Giuramento liturgico per i futuri preti siro-malabaresi
Aut-aut nella querelle dei riti (e non solo) che infiamma l'arcieparchia ribelle di Ernakulam: celebrare la "liturgia uniforme" o niente ordinazione.
Dall'amministratore apostolico mons. Andrews Thazhath giunge un aut aut ai futuri presbiteri dell'arcieparchia ribelle di Ernakulam: se vorranno essere ordinati dovranno giurare sui Vangeli di celebrare secondo la "liturgia uniforme" stabilita dal Sinodo Siro-Malabarese con l'appoggio della Santa Sede, ma oggetto di rifiuto proprio nel cuore di quella Chiesa sui iuris, fino a richiedere l'intervento di un delegato papale e persino, più volte, delle forze dell'ordine.

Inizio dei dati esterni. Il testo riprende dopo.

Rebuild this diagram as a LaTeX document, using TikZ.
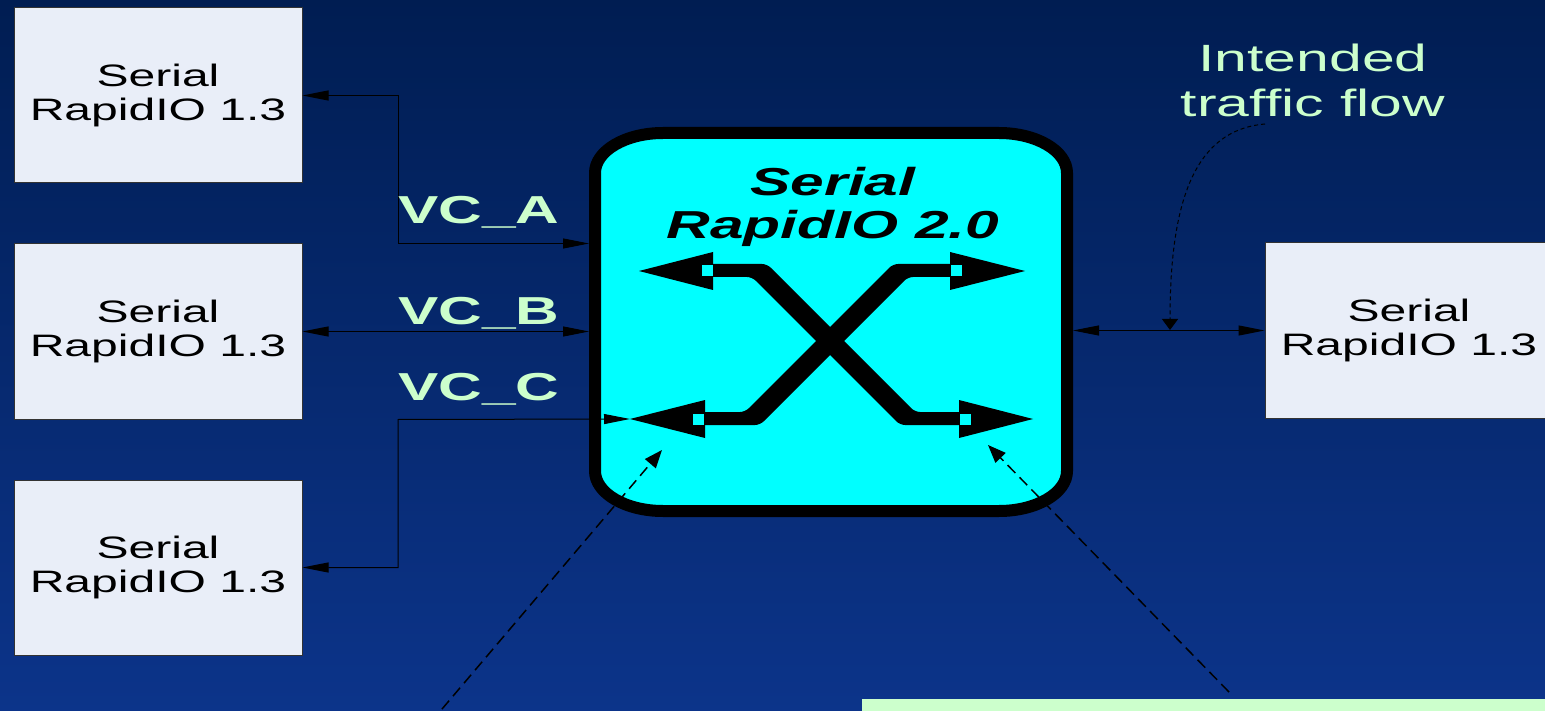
\documentclass[tikz,border=0pt]{standalone}
\usepackage{fontspec}
\usepackage{tikz}
\usetikzlibrary{arrows.meta,positioning}
\newfontfamily\srfont[FakeStretch=1.55]{Liberation Sans}
\definecolor{bgtop}{RGB}{0,29,82}
\definecolor{bgbot}{RGB}{12,52,138}
\definecolor{boxfill}{RGB}{233,238,248}
\definecolor{mint}{RGB}{204,255,204}
\definecolor{swcyan}{RGB}{0,255,255}

\begin{document}
\begin{tikzpicture}[x=1pt,y=-1pt,
srbox/.style={draw=black!80,line width=1pt,fill=boxfill,minimum width=288pt,minimum height=175pt,align=center,font=\srfont\fontsize{31}{34}\selectfont},
vclbl/.style={anchor=base west,inner sep=0pt,text=mint,font=\srfont\bfseries\fontsize{39}{40}\selectfont},
link/.style={line width=1pt,{Triangle[length=26pt,width=10pt]}-{Triangle[length=26pt,width=10pt]}},
plug/.style={fill=swcyan,inner sep=0pt,minimum size=11pt},
hint/.style={dash pattern=on 11pt off 6pt,line width=1.5pt,-{Triangle[length=18pt,width=14pt]}}]
\useasboundingbox(0,0)rectangle(1545,711);
\shade[top color=bgtop,bottom color=bgbot](0,0)rectangle(1545,711);
\clip(0,0)rectangle(1545,711);
\draw[line width=12pt,fill=swcyan](595,173)arc[start angle=180,end angle=90,x radius=68pt,y radius=40pt]--(999,133)
arc[start angle=90,end angle=0,x radius=68pt,y radius=40pt]--(1067,471)
arc[start angle=0,end angle=-90,x radius=68pt,y radius=40pt]--(663,511)
arc[start angle=270,end angle=180,x radius=68pt,y radius=40pt]--cycle;
\node[minimum width=484pt,minimum height=390pt,inner sep=0pt,outer sep=0pt](sw)at(831,322){};
\node[align=center,font=\srfont\bfseries\itshape\fontsize{39}{43}\selectfont](swlbl)at(833,207){Serial\\RapidIO 2.0};
\fill[rounded corners=5pt](705,264)--(767,264)--(915,412)--(967,412)--(967,425)--(900,425)--(752,277)--(705,277)--cycle;
\fill[rounded corners=5pt](955,264)--(893,264)--(745,412)--(693,412)--(693,425)--(760,425)--(908,277)--(955,277)--cycle;
\coordinate(xbl)at(630,419);
\fill(713,252)--(639,271)--(713,290)--cycle;
\fill(950,252)--(1025,271)--(950,290)--cycle;
\fill(705,400)--(xbl)--(705,438)--cycle;
\fill(959,400)--(1033,419)--(959,438)--cycle;
\node[plug]at(707.5,271){};
\node[plug]at(956.5,271){};
\node[plug]at(698.5,419){};
\node[plug]at(965.5,419){};
\node[srbox](src1)at(158,95.5){Serial\\RapidIO 1.3};
\node[srbox,below=60pt of src1](src2){Serial\\RapidIO 1.3};
\node[srbox,below=60pt of src2](src3){Serial\\RapidIO 1.3};
\node[srbox](dst)at(1409,330.5){Serial\\RapidIO 1.3};
\coordinate(bus)at(398,0);
\draw[link](src1.east)--(bus|-src1.east)--(bus|-src2.north)--(sw.west|-src2.north);
\draw[link](src2.east)--(sw.west|-src2.east);
\draw[link](src3.east)--(bus|-src3.east)--(bus|-src2.south)--(xbl);
\draw[link](sw.east|-dst.west)--(dst.west);
\node[vclbl](vca)at(398,224){VC\_A};
\node[vclbl](vcb)at(398,325){VC\_B};
\node[vclbl](vcc)at(398,400){VC\_C};
\node[align=center,text=mint,font=\srfont\fontsize{38}{45}\selectfont](flowlbl)at(1313,80){Intended\\traffic flow};
\coordinate(flowtop)at(1265,124);
\coordinate(flowpt)at(1170,330);
\draw[line width=1pt,dash pattern=on 4pt off 3pt,-{Triangle[length=11pt,width=16pt]}](flowtop)..controls(1195,130)and(1170,200)..(flowpt);
\node[fill=mint,minimum width=700pt,minimum height=40pt,inner sep=0pt,anchor=north west](note)at(862,699){};
\coordinate(notel)at(431,722);
\coordinate(noter)at(1229,692);
\coordinate(hintl)at(662,450);
\coordinate(hintr)at(988,445);
\draw[hint](notel)--(hintl);
\draw[hint](noter)--(hintr);
\end{tikzpicture}
\end{document}
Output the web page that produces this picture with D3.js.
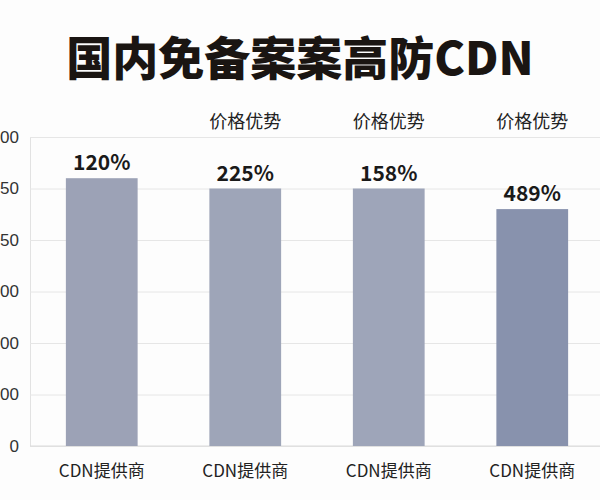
<!DOCTYPE html>
<html>
<head>
<meta charset="utf-8">
<script src="https://cdn.jsdelivr.net/npm/d3@7"></script>
<style>
  body { margin: 0; background: #fff; }
  svg { display: block; font-family: "Noto Sans CJK SC", "Noto Sans", sans-serif; }
</style>
</head>
<body>
<div id="chart"></div>
<script>
// data
const categories = ['CDN提供商', 'CDN提供商', 'CDN提供商', 'CDN提供商'];
const values = [520, 500, 500, 460];
const pctLabels = ['120%', '225%', '158%', '489%'];
const topNotes = ['', '价格优势', '价格优势', '价格优势'];
const yTicks = [0, 100, 200, 300, 400, 500, 600];
// only the visible part of the tick labels (the picture crops them at the left edge)
const yTickLabels = ['0', '00', '00', '00', '50', '50', '00'];
const barColors = ['#9ca2b6', '#9ea5b8', '#9ea5b9', '#8892ad'];

const width = 600, height = 500;
const margins = { top: 137, left: 30, right: -4, bottom: 54 };

let svg = d3.select('#chart').append('svg')
  .attr('width', width)
  .attr('height', height);

svg.append('rect').attr('width', width).attr('height', height).attr('fill', '#fdfdfd');

let xScale = d3.scaleBand()
  .domain(d3.range(categories.length))
  .range([margins.left, width - margins.right])
  .paddingInner(0.5)
  .paddingOuter(0.25);

let yScale = d3.scaleLinear()
  .domain([0, 600])
  .range([height - margins.bottom, margins.top]);

// grid + y labels
let yAxis = d3.axisLeft(yScale)
  .tickValues(yTicks)
  .tickSize(-(width - margins.left))
  .tickFormat((d, i) => yTickLabels[i]);

let gY = svg.append('g')
  .attr('class', 'y axis')
  .attr('transform', `translate(${margins.left},0)`)
  .call(yAxis);
gY.select('.domain').attr('stroke', '#e2e2e2');
gY.selectAll('.tick line').attr('stroke', '#e6e6e6');
gY.selectAll('.tick text')
  .attr('x', -11)
  .attr('font-size', '17px')
  .attr('fill', '#333')
  .attr('font-family', '"Liberation Sans", Arial, sans-serif');

// baseline
svg.append('line')
  .attr('x1', margins.left).attr('x2', width)
  .attr('y1', yScale(0)).attr('y2', yScale(0))
  .attr('stroke', '#dadada');

// bars
svg.append('g').selectAll('rect')
  .data(values)
  .enter()
  .append('rect')
  .attr('x', (d, i) => xScale(i))
  .attr('y', d => yScale(d))
  .attr('width', xScale.bandwidth())
  .attr('height', d => yScale(0) - yScale(d))
  .attr('fill', (d, i) => barColors[i]);

// percent labels above bars
svg.append('g').selectAll('text')
  .data(values)
  .enter()
  .append('text')
  .attr('x', (d, i) => xScale(i) + xScale.bandwidth() / 2)
  .attr('y', d => yScale(d) - 8)
  .attr('text-anchor', 'middle')
  .attr('font-size', '21px')
  .attr('font-weight', 'bold')
  .attr('fill', '#1a1a1a')
  .text((d, i) => pctLabels[i]);

// notes on top
svg.append('g').selectAll('text')
  .data(topNotes)
  .enter()
  .append('text')
  .attr('x', (d, i) => xScale(i) + xScale.bandwidth() / 2)
  .attr('y', 128)
  .attr('text-anchor', 'middle')
  .attr('font-size', '18px')
  .attr('fill', '#222')
  .text(d => d);

// category labels
svg.append('g').selectAll('text')
  .data(categories)
  .enter()
  .append('text')
  .attr('x', (d, i) => xScale(i) + xScale.bandwidth() / 2)
  .attr('y', 477)
  .attr('text-anchor', 'middle')
  .attr('font-size', '17px')
  .attr('fill', '#222')
  .text(d => d);

// title
svg.append('text')
  .attr('x', 300)
  .attr('y', 75)
  .attr('text-anchor', 'middle')
  .attr('font-size', '46px')
  .attr('font-weight', 900)
  .attr('fill', '#1a1512')
  .text('国内免备案案高防CDN');
</script>
</body>
</html>
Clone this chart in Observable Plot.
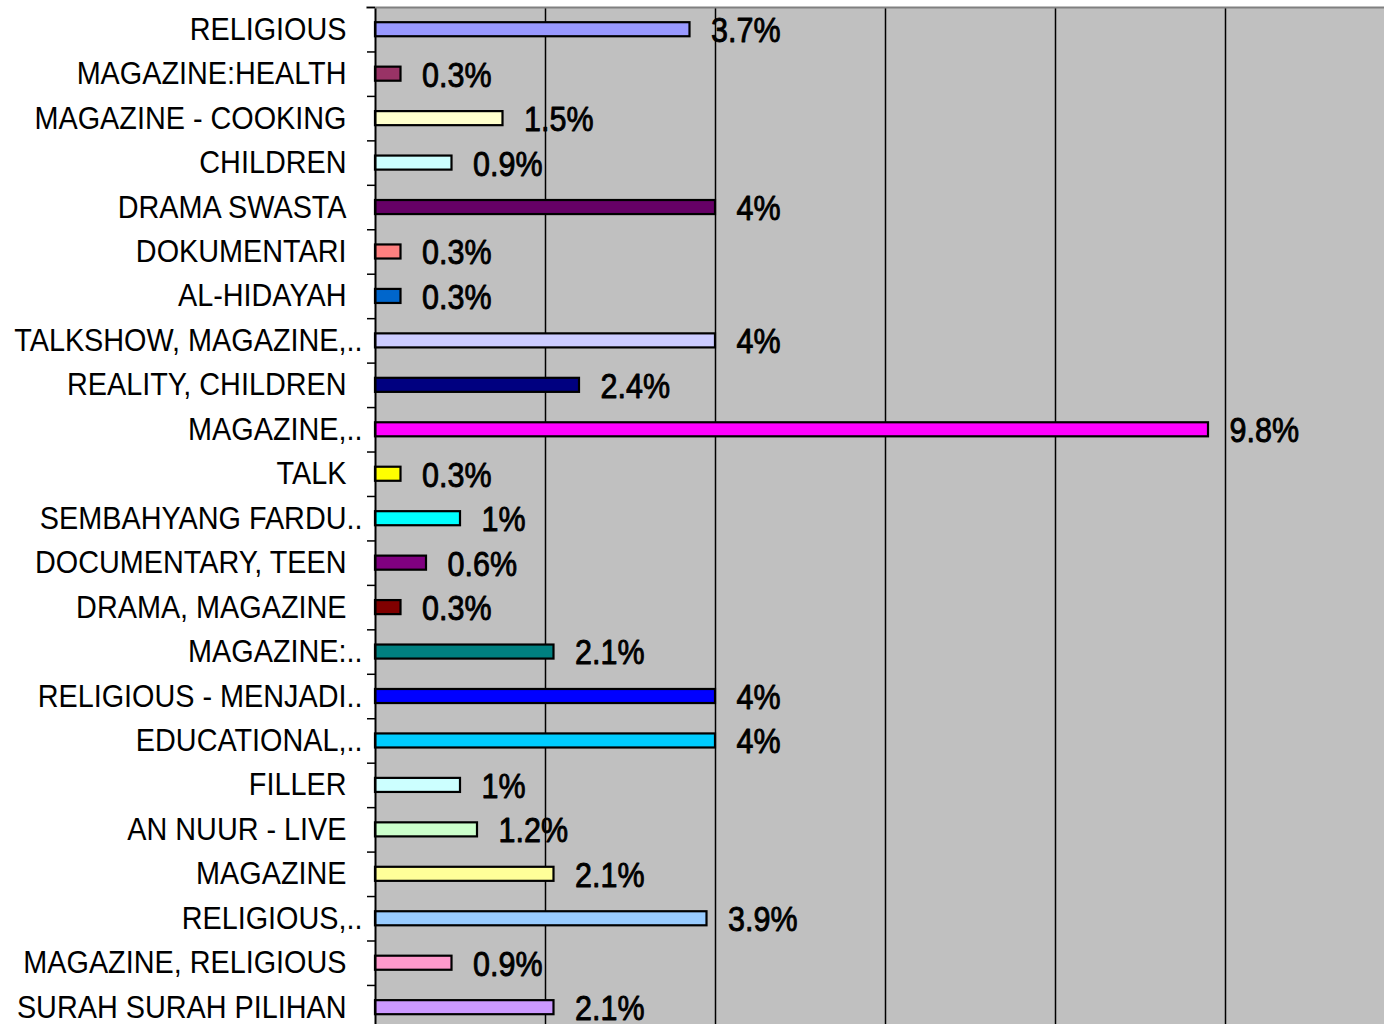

Oggetto della disputa che infiamma l'arcieparchia è un parziale ritorno a celebrare rivolti ad Deum, a Oriente (simbolo di Cristo), come è tipico dei riti orientali (e anche di quelli occidentali, almeno fino agli anni '70 quando si impose capillarmente la celebrazione verso il popolo), per chi si fosse perso la "storia infinita" di cui abbiamo parlato anche qui su La Bussola. Il rifiuto della quasi totalità del clero di Ernakulam si intrecciava anche a malcontento verso l'arcivescovo maggiore, card. George Alencherry.
La lettera di mons. Thazhath, del 23 novembre, punta a risolvere il problema a partire dalle nuove leve del clero: «Ai diaconi, sia eparchiali [diocesani] sia religiosi sarà permessa l'ordinazione presbiterale soltanto se adotteranno la risoluzione di obbedire all'autorità ecclesiastica e celebrare lecitamente la Santa Qurbana [la Divina Liturgia] siro-malabarese secondo la modalità "uniforme" sancita dal Sinodo» (ricordiamo al lettore, a scanso di equivoci, che non si tratta qui del Sinodo sulla sinodalità, bensì dell'insieme della gerarchia di rito siro-malabarese). Segue il testo del giuramento, in cui il futuro presbitero si dichiara anche «consapevole delle sanzioni disciplinari, compresa la sospensione o la dimissione dal ministero sacerdotale in caso di disobbedienza».